Bagi A. Teeuw, kehadiran sosok Pramoedya Ananta Toer dan karya-karyanya di medan sastra Indonesia berlangsung dengan cara-cara yang unik. Mengingat bahwa his presence is defined by absence, atau kehadirannya yang justru ditentukan oleh ketidakhadirannya. Sosoknya disangsikan dan karya-karyanya pun sempat dilarang oleh otoritas nasional. Namun demikian, sosok dan karyanya amat diperhitungkan di lingkup pergaulan internasional. Keunikan ini disebut A. Teeuw sebagai hubungan penuh paradoks antara Pramoedya dan karyanya (Saidi, 2000 : 286).
Bagaimanapun, hubungan penuh paradoks ini sangat menentukan bagaimana di bawah hukum pembalikan, sosok dan karya Pramoedya Ananta Toer perlahan diterima di kalangan masyarakat di tempatnya berada. Karena berkaca pada pengalaman pribadi, rasa penasaran saya terhadap sosok dan karya Pramoedya Ananta Toer mulanya dipicu oleh hubungan penuh paradoks ini. Ia membuat saya bertanya-tanya, bagaimana bisa sastrawan cum intelektual yang terkucil secara sosial dan politik oleh se-bangsanya sendiri justru mendulang kehormatan di lingkup pergaulan internasional?

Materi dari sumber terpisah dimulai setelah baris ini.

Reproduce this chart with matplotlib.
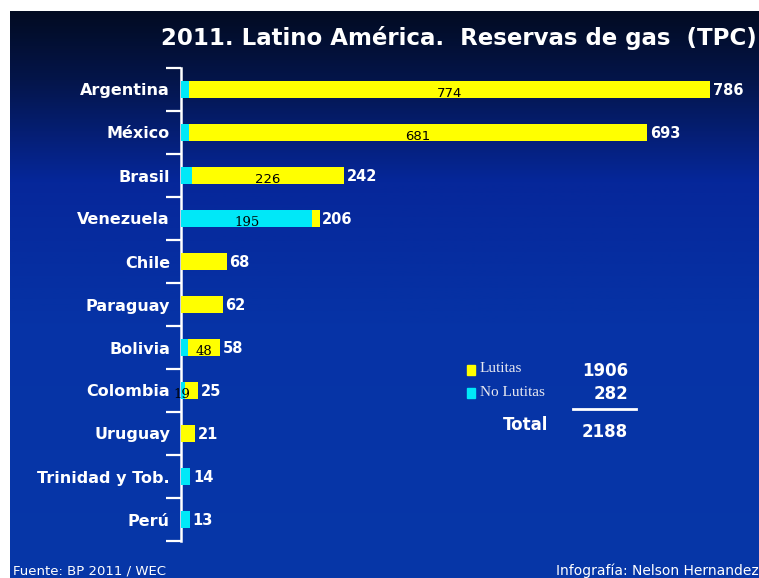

Pertanyaan itu mengantarkan saya pada penelusuran mandiri terhadap gambaran sosok dan karya Pramoedya Ananta Toer di medan sastra Indonesia. Baik yang saya peras dari rekam jejak sejarah, kesaksiannya dalam wawancara media, hingga pemikiran yang terepresentasikan lewat karya-karyanya. Dari usaha tersebut saya mendapati integritas sebagai kecenderungan karakter yang mewakili gambaran akan sosok dan karya Pramoedya Ananta Toer di bidang kesusastraan. Integritas yang saya maksud berkenaan dengan sikapnya yang konsisten untuk memperjuangkan nilai kebenaran, keadilan, dan kemanusiaan.